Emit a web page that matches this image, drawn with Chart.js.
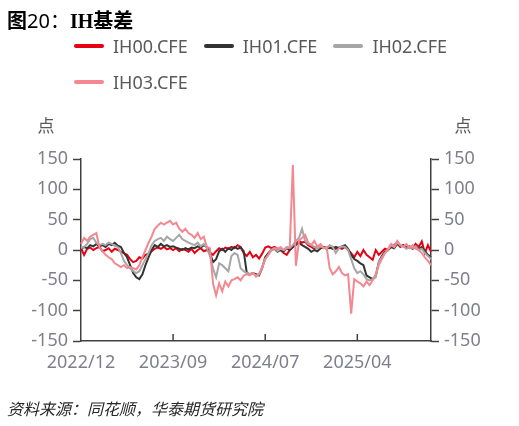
<!DOCTYPE html>
<html><head><meta charset="utf-8">
<script src="https://cdn.jsdelivr.net/npm/chart.js@4.4.1/dist/chart.umd.min.js"></script>
<style>
html,body{margin:0;padding:0;background:#fff;}
#wrap{position:relative;width:519px;height:426px;overflow:hidden;}
#c{position:absolute;left:0;top:0;}
#title{position:absolute;left:7px;top:7px;font-size:20px;line-height:26px;color:#000;font-family:"Noto Sans CJK SC",sans-serif;white-space:nowrap;z-index:2}
#title .d{font-family:"Noto Sans",sans-serif}
#title .s{font-family:"Liberation Serif",serif;font-weight:bold}
#title .b{font-weight:bold}
#legend{position:absolute;left:74px;top:34px;width:400px;display:flex;flex-wrap:wrap;column-gap:16px;row-gap:12px;z-index:2}
.item{display:flex;align-items:center;height:24px;font-family:"Noto Sans",sans-serif;font-size:18px;color:#595959;white-space:nowrap}
.sw{display:inline-block;width:30px;height:4px;border-radius:2px;margin-right:9px}
.unit{position:absolute;top:112px;width:30px;text-align:center;font-family:"Noto Sans CJK SC",sans-serif;font-size:17px;color:#595959;z-index:2}
#src{position:absolute;left:7px;top:396px;font-family:"Noto Sans CJK SC",sans-serif;font-size:16px;font-style:italic;color:#262626;white-space:nowrap;z-index:2}
</style></head>
<body>
<div id="wrap">
<canvas id="c" width="519" height="426"></canvas>
<div id="title"><span class="b">图</span><span class="d">20</span>：<span class="s">IH</span><span class="b">基差</span></div>
<div id="legend"></div>
<div class="unit" style="left:31px">点</div>
<div class="unit" style="left:448px">点</div>
<div id="src">资料来源：同花顺，华泰期货研究院</div>
</div>
<script>
const seriesNames = ['IH00.CFE','IH01.CFE','IH02.CFE','IH03.CFE'];
const seriesColors = ['#e60012','#333333','#a6a6a6','#f4878f'];
const tickLabels = ['2022/12','2023/09','2024/07','2025/04'];
const yTicks = [-150,-100,-50,0,50,100,150];

const dates = [
'2022/12','2022/12','2022/12','2022/12','2023/01','2023/01','2023/01','2023/02','2023/02','2023/02',
'2023/02','2023/03','2023/03','2023/03','2023/04','2023/04','2023/04','2023/05','2023/05','2023/05',
'2023/05','2023/06','2023/06','2023/06','2023/07','2023/07','2023/07','2023/08','2023/08','2023/08',
'2023/09','2023/09','2023/09','2023/10','2023/10','2023/10','2023/11','2023/11','2023/11','2023/12',
'2023/12','2023/12','2024/01','2024/01','2024/01','2024/02','2024/02','2024/02','2024/03','2024/03',
'2024/03','2024/04','2024/04','2024/04','2024/05','2024/05','2024/05','2024/06','2024/06','2024/06',
'2024/07','2024/07','2024/07','2024/07','2024/08','2024/08','2024/08','2024/09','2024/09','2024/09',
'2024/09','2024/10','2024/10','2024/10','2024/11','2024/11','2024/11','2024/12','2024/12','2024/12',
'2024/12','2025/01','2025/01','2025/01','2025/02','2025/02','2025/02','2025/03','2025/03','2025/03',
'2025/04','2025/04','2025/04','2025/04','2025/05','2025/05','2025/05','2025/06','2025/06','2025/06',
'2025/06','2025/07','2025/07','2025/07','2025/08','2025/08','2025/08','2025/09','2025/09','2025/09',
'2025/09','2025/10','2025/10','2025/10','2025/10'];

const ih00 = [3,-8,2,4,0,3,5,-2,0,3, -3,2,0,-3,-5,-8,-15,-20,-18,-12, -14,-8,-6,-2,2,4,2,5,1,3,
 0,3,-2,2,0,-3,2,-5,0,3, -2,0,-4,-8,-2,3,0,4,2,5, 3,8,5,-5,-10,-3,-12,-8,-14,-6,
 4,6,3,5,2,0,-5,-8,0,5, 10,15,12,14,8,5,2,6,3,5, 4,3,5,2,4,2,5,0,-5,-12,
 -3,-10,0,-8,-12,-16,0,-8,-3,2, 0,5,8,12,5,8,3,5,2,10, 5,14,-5,8,-3];
const ih01 = [2,5,3,8,6,10,6,8,5,10, 8,12,7,5,-5,-12,-25,-38,-45,-48, -40,-25,-12,0,8,5,10,6,8,5,
 6,4,2,0,3,1,4,3,6,4, 8,5,-5,-20,-15,-2,2,-3,3,0, 5,2,4,-2,-38,-40,-38,-40,-42,-30,
 -12,-5,0,2,-3,0,-2,3,0,5, 8,12,8,5,2,-3,0,-2,3,5, 2,4,2,5,3,6,8,2,-8,-15,
 -18,-22,-25,-42,-45,-48,-43,-20,-10,-3, 0,5,3,10,6,8,4,6,3,5, 2,5,-2,-8,-12];
const ih02 = [3,5,10,18,20,12,8,10,8,12, 10,7,5,-5,-18,-25,-30,-35,-38,-35, -25,-15,-5,8,15,18,20,15,22,18,
 15,20,25,18,15,12,10,8,12,6, 10,3,-10,-30,-45,-22,-25,-30,-35,-10, -5,-8,-30,-35,-38,-40,-38,-42,-40,-28,
 -15,-8,0,3,-2,2,0,5,3,8, 15,20,35,15,10,8,5,2,6,4, 2,8,5,-5,3,6,5,0,-15,-30,
 -38,-35,-40,-48,-50,-48,-45,-20,-12,-5, 0,8,5,12,8,6,2,5,3,6, 0,2,-5,-10,-15];
const ih03 = [10,20,15,22,25,28,5,-2,-8,-12, -15,-22,-25,-28,-25,-30,-28,-30,-32,-25, -12,0,12,22,35,40,45,42,45,48,
 42,45,35,30,35,28,25,20,28,18, 22,5,3,-55,-75,-55,-68,-52,-60,-50, -48,-45,-50,-42,-40,-42,-38,-44,-40,-30,
 -15,-8,0,3,2,5,0,3,5,140, -26,15,20,25,12,8,15,5,10,3, 5,-30,-40,-35,-28,-38,-42,-40,-105,-48,
 -52,-55,-60,-52,-58,-50,-40,-25,-15,-5, 2,10,5,15,8,5,10,3,8,2, 0,-5,-12,-18,-25];

const seriesData = [ih00, ih01, ih02, ih03];

// HTML legend from the series lists
const lg = document.getElementById('legend');
seriesNames.forEach((n,i)=>{
  const d=document.createElement('div'); d.className='item';
  d.innerHTML='<span class="sw" style="background:'+seriesColors[i]+'"></span>'+n;
  lg.appendChild(d);
});

const axisColor = '#404040';
const tickColor = '#7f7f8c';
const isTickIdx = i => tickLabels.includes(dates[i]) && (i===0 || dates[i-1]!==dates[i]);

const innerTicks = {
  id:'innerTicks',
  afterDraw(chart){
    const xs = chart.scales.x, ctx = chart.ctx, b = chart.chartArea.bottom;
    ctx.save(); ctx.strokeStyle = axisColor; ctx.lineWidth = 1.5;
    dates.forEach((d,i)=>{
      if(isTickIdx(i) && i>0){
        const x = xs.getPixelForValue(i);
        ctx.beginPath(); ctx.moveTo(x,b); ctx.lineTo(x,b-7); ctx.stroke();
      }
    });
    ctx.restore();
  }
};

const yCommon = {
  min:-150, max:150,
  afterBuildTicks(s){ s.ticks = yTicks.map(v=>({value:v})); },
  grid:{display:true, drawOnChartArea:false, drawTicks:true, tickLength:8, tickColor:axisColor, tickWidth:1.5},
  border:{display:true, color:axisColor, width:1.5},
  ticks:{color:tickColor, font:{family:'"Noto Sans", sans-serif', size:18}, padding:5}
};

new Chart(document.getElementById('c'), {
  type:'line',
  data:{
    labels: dates,
    datasets: seriesNames.map((n,i)=>({
      label:n, data:seriesData[i], borderColor:seriesColors[i], backgroundColor:seriesColors[i],
      borderWidth:2, pointRadius:0, tension:0, yAxisID:'y', order:4-i
    }))
  },
  options:{
    responsive:false, animation:false, devicePixelRatio:1,
    layout:{padding:{top:159, bottom:40, left:0, right:0}},
    plugins:{legend:{display:false}, title:{display:false}, tooltip:{enabled:false}},
    scales:{
      x:{
        type:'category', offset:false,
        grid:{display:true, drawOnChartArea:false, drawTicks:false},
        border:{display:true, color:axisColor, width:1.5},
        ticks:{autoSkip:false, maxRotation:0, minRotation:0, padding:11, color:tickColor,
          font:{family:'"Noto Sans", sans-serif', size:18},
          callback:(v,i)=> isTickIdx(i) ? dates[i] : null},
        afterFit(s){ s.height = 45; }
      },
      y:Object.assign({}, yCommon, {position:'left', afterFit(s){ s.width = 81; }}),
      y2:Object.assign({}, yCommon, {position:'right', afterFit(s){ s.width = 88; },
        grid:Object.assign({}, yCommon.grid), ticks:Object.assign({}, yCommon.ticks)})
    }
  },
  plugins:[innerTicks]
});
</script>
</body></html>
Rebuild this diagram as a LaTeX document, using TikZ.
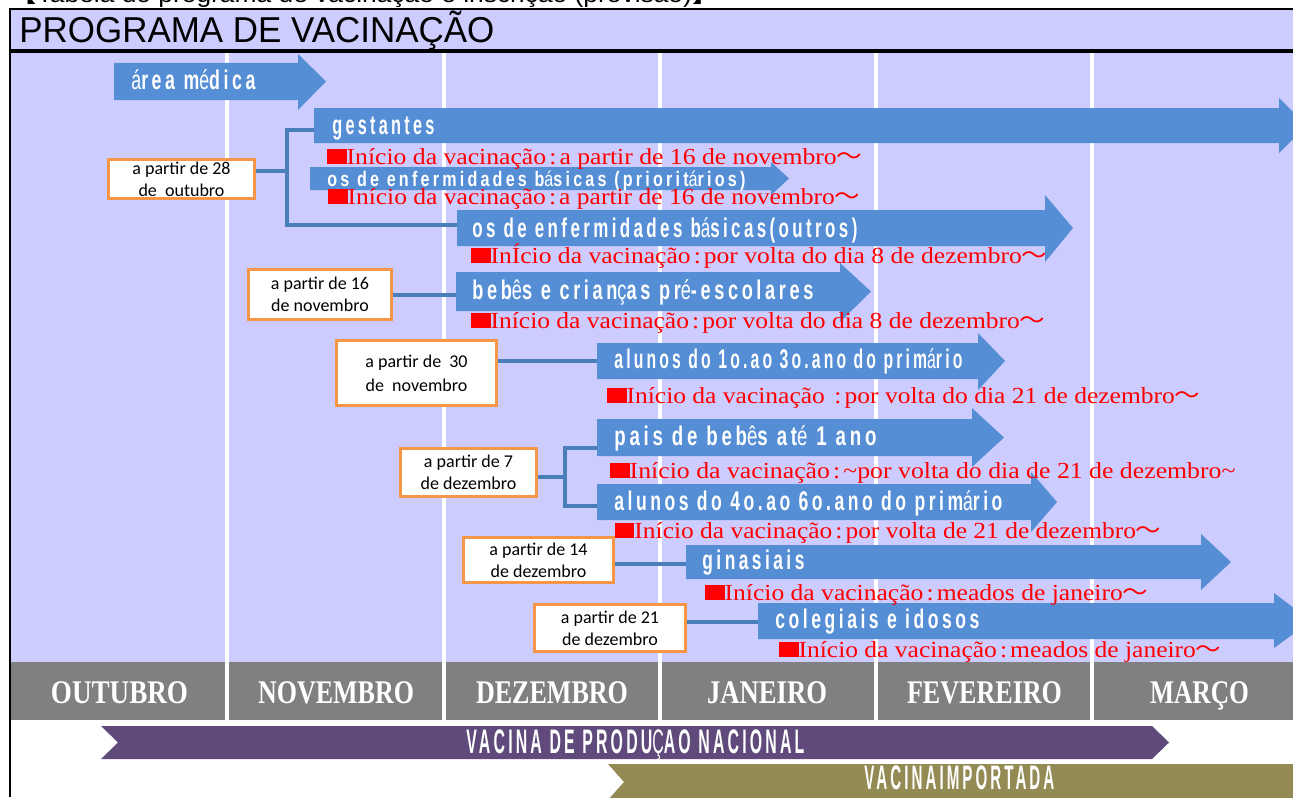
# # #
Every line that holds the word "document" should be extracted.

const lg = document.getElementById('legend');
  const d=document.createElement('div'); d.className='item';
new Chart(document.getElementById('c'), {
Rebuild this diagram as a LaTeX document, using TikZ.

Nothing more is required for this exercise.